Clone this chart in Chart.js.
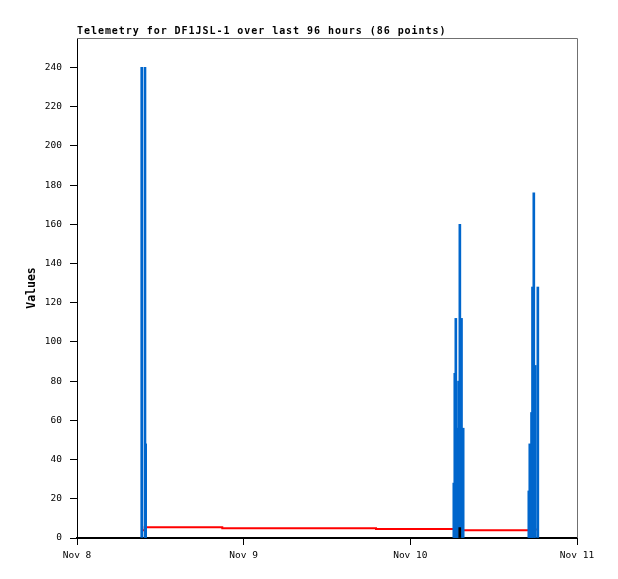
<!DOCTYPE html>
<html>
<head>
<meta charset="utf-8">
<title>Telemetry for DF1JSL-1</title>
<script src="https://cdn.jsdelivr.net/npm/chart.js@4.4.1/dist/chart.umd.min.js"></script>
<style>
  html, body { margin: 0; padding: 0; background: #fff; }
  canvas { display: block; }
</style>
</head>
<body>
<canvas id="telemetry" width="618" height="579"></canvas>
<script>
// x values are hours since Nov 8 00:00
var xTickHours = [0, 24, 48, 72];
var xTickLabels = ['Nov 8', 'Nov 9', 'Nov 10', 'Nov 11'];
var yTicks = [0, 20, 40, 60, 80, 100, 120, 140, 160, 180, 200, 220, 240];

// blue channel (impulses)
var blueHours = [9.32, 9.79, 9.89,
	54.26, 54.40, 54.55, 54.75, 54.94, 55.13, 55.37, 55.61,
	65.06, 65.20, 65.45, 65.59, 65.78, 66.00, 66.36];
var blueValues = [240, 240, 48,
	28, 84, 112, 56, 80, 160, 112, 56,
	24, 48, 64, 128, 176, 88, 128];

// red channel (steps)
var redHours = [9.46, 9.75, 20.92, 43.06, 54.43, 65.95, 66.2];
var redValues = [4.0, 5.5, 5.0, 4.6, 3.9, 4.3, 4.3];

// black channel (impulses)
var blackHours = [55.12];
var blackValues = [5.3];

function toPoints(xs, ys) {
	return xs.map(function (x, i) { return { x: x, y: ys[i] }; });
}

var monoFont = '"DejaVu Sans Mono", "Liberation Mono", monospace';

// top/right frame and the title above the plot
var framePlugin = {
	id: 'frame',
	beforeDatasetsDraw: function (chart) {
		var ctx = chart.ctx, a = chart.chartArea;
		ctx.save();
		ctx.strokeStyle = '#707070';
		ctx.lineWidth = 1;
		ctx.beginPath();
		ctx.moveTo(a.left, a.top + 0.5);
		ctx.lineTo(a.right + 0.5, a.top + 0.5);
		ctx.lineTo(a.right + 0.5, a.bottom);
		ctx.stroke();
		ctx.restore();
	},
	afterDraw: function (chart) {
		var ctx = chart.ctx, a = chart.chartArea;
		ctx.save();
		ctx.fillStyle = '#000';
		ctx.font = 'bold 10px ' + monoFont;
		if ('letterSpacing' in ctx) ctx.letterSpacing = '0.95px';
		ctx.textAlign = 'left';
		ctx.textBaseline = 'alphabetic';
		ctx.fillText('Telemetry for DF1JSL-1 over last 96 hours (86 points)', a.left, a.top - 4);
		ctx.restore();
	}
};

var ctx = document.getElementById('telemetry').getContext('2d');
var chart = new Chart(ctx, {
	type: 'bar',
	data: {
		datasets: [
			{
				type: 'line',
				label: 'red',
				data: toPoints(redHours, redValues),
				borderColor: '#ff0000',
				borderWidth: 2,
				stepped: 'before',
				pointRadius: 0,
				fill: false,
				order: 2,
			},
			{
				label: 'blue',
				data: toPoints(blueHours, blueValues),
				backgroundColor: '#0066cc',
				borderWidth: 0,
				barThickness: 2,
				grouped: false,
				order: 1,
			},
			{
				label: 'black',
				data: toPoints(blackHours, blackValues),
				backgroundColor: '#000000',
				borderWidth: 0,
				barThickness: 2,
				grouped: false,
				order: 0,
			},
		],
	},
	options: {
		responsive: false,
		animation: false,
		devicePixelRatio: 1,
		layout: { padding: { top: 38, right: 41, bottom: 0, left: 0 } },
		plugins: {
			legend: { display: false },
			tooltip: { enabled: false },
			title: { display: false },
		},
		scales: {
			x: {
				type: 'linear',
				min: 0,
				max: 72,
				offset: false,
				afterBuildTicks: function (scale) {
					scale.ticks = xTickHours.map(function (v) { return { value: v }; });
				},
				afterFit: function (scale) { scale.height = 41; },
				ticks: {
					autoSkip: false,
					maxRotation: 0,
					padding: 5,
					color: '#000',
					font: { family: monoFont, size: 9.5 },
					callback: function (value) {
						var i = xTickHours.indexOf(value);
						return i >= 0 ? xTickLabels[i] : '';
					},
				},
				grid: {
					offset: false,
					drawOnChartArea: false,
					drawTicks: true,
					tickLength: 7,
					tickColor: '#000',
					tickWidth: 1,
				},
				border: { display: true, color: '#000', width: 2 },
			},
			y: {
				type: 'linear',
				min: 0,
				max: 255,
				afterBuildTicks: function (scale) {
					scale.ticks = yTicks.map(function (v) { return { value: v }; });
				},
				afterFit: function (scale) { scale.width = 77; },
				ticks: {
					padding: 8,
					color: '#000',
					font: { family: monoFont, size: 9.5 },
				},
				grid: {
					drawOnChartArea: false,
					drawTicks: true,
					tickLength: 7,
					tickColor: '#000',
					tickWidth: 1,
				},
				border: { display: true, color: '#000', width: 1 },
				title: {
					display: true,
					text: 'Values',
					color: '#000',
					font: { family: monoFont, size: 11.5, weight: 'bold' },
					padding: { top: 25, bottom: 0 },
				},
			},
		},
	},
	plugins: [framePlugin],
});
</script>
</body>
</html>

> [The problem]
Restate the whole listing above exactly, please, omitting every image.

> [Reply]
Clone this chart in Chart.js.
<!DOCTYPE html>
<html>
<head>
<meta charset="utf-8">
<title>Telemetry for DF1JSL-1</title>
<script src="https://cdn.jsdelivr.net/npm/chart.js@4.4.1/dist/chart.umd.min.js"></script>
<style>
  html, body { margin: 0; padding: 0; background: #fff; }
  canvas { display: block; }
</style>
</head>
<body>
<canvas id="telemetry" width="618" height="579"></canvas>
<script>
// x values are hours since Nov 8 00:00
var xTickHours = [0, 24, 48, 72];
var xTickLabels = ['Nov 8', 'Nov 9', 'Nov 10', 'Nov 11'];
var yTicks = [0, 20, 40, 60, 80, 100, 120, 140, 160, 180, 200, 220, 240];

// blue channel (impulses)
var blueHours = [9.32, 9.79, 9.89,
	54.26, 54.40, 54.55, 54.75, 54.94, 55.13, 55.37, 55.61,
	65.06, 65.20, 65.45, 65.59, 65.78, 66.00, 66.36];
var blueValues = [240, 240, 48,
	28, 84, 112, 56, 80, 160, 112, 56,
	24, 48, 64, 128, 176, 88, 128];

// red channel (steps)
var redHours = [9.46, 9.75, 20.92, 43.06, 54.43, 65.95, 66.2];
var redValues = [4.0, 5.5, 5.0, 4.6, 3.9, 4.3, 4.3];

// black channel (impulses)
var blackHours = [55.12];
var blackValues = [5.3];

function toPoints(xs, ys) {
	return xs.map(function (x, i) { return { x: x, y: ys[i] }; });
}

var monoFont = '"DejaVu Sans Mono", "Liberation Mono", monospace';

// top/right frame and the title above the plot
var framePlugin = {
	id: 'frame',
	beforeDatasetsDraw: function (chart) {
		var ctx = chart.ctx, a = chart.chartArea;
		ctx.save();
		ctx.strokeStyle = '#707070';
		ctx.lineWidth = 1;
		ctx.beginPath();
		ctx.moveTo(a.left, a.top + 0.5);
		ctx.lineTo(a.right + 0.5, a.top + 0.5);
		ctx.lineTo(a.right + 0.5, a.bottom);
		ctx.stroke();
		ctx.restore();
	},
	afterDraw: function (chart) {
		var ctx = chart.ctx, a = chart.chartArea;
		ctx.save();
		ctx.fillStyle = '#000';
		ctx.font = 'bold 10px ' + monoFont;
		if ('letterSpacing' in ctx) ctx.letterSpacing = '0.95px';
		ctx.textAlign = 'left';
		ctx.textBaseline = 'alphabetic';
		ctx.fillText('Telemetry for DF1JSL-1 over last 96 hours (86 points)', a.left, a.top - 4);
		ctx.restore();
	}
};

var ctx = document.getElementById('telemetry').getContext('2d');
var chart = new Chart(ctx, {
	type: 'bar',
	data: {
		datasets: [
			{
				type: 'line',
				label: 'red',
				data: toPoints(redHours, redValues),
				borderColor: '#ff0000',
				borderWidth: 2,
				stepped: 'before',
				pointRadius: 0,
				fill: false,
				order: 2,
			},
			{
				label: 'blue',
				data: toPoints(blueHours, blueValues),
				backgroundColor: '#0066cc',
				borderWidth: 0,
				barThickness: 2,
				grouped: false,
				order: 1,
			},
			{
				label: 'black',
				data: toPoints(blackHours, blackValues),
				backgroundColor: '#000000',
				borderWidth: 0,
				barThickness: 2,
				grouped: false,
				order: 0,
			},
		],
	},
	options: {
		responsive: false,
		animation: false,
		devicePixelRatio: 1,
		layout: { padding: { top: 38, right: 41, bottom: 0, left: 0 } },
		plugins: {
			legend: { display: false },
			tooltip: { enabled: false },
			title: { display: false },
		},
		scales: {
			x: {
				type: 'linear',
				min: 0,
				max: 72,
				offset: false,
				afterBuildTicks: function (scale) {
					scale.ticks = xTickHours.map(function (v) { return { value: v }; });
				},
				afterFit: function (scale) { scale.height = 41; },
				ticks: {
					autoSkip: false,
					maxRotation: 0,
					padding: 5,
					color: '#000',
					font: { family: monoFont, size: 9.5 },
					callback: function (value) {
						var i = xTickHours.indexOf(value);
						return i >= 0 ? xTickLabels[i] : '';
					},
				},
				grid: {
					offset: false,
					drawOnChartArea: false,
					drawTicks: true,
					tickLength: 7,
					tickColor: '#000',
					tickWidth: 1,
				},
				border: { display: true, color: '#000', width: 2 },
			},
			y: {
				type: 'linear',
				min: 0,
				max: 255,
				afterBuildTicks: function (scale) {
					scale.ticks = yTicks.map(function (v) { return { value: v }; });
				},
				afterFit: function (scale) { scale.width = 77; },
				ticks: {
					padding: 8,
					color: '#000',
					font: { family: monoFont, size: 9.5 },
				},
				grid: {
					drawOnChartArea: false,
					drawTicks: true,
					tickLength: 7,
					tickColor: '#000',
					tickWidth: 1,
				},
				border: { display: true, color: '#000', width: 1 },
				title: {
					display: true,
					text: 'Values',
					color: '#000',
					font: { family: monoFont, size: 11.5, weight: 'bold' },
					padding: { top: 25, bottom: 0 },
				},
			},
		},
	},
	plugins: [framePlugin],
});
</script>
</body>
</html>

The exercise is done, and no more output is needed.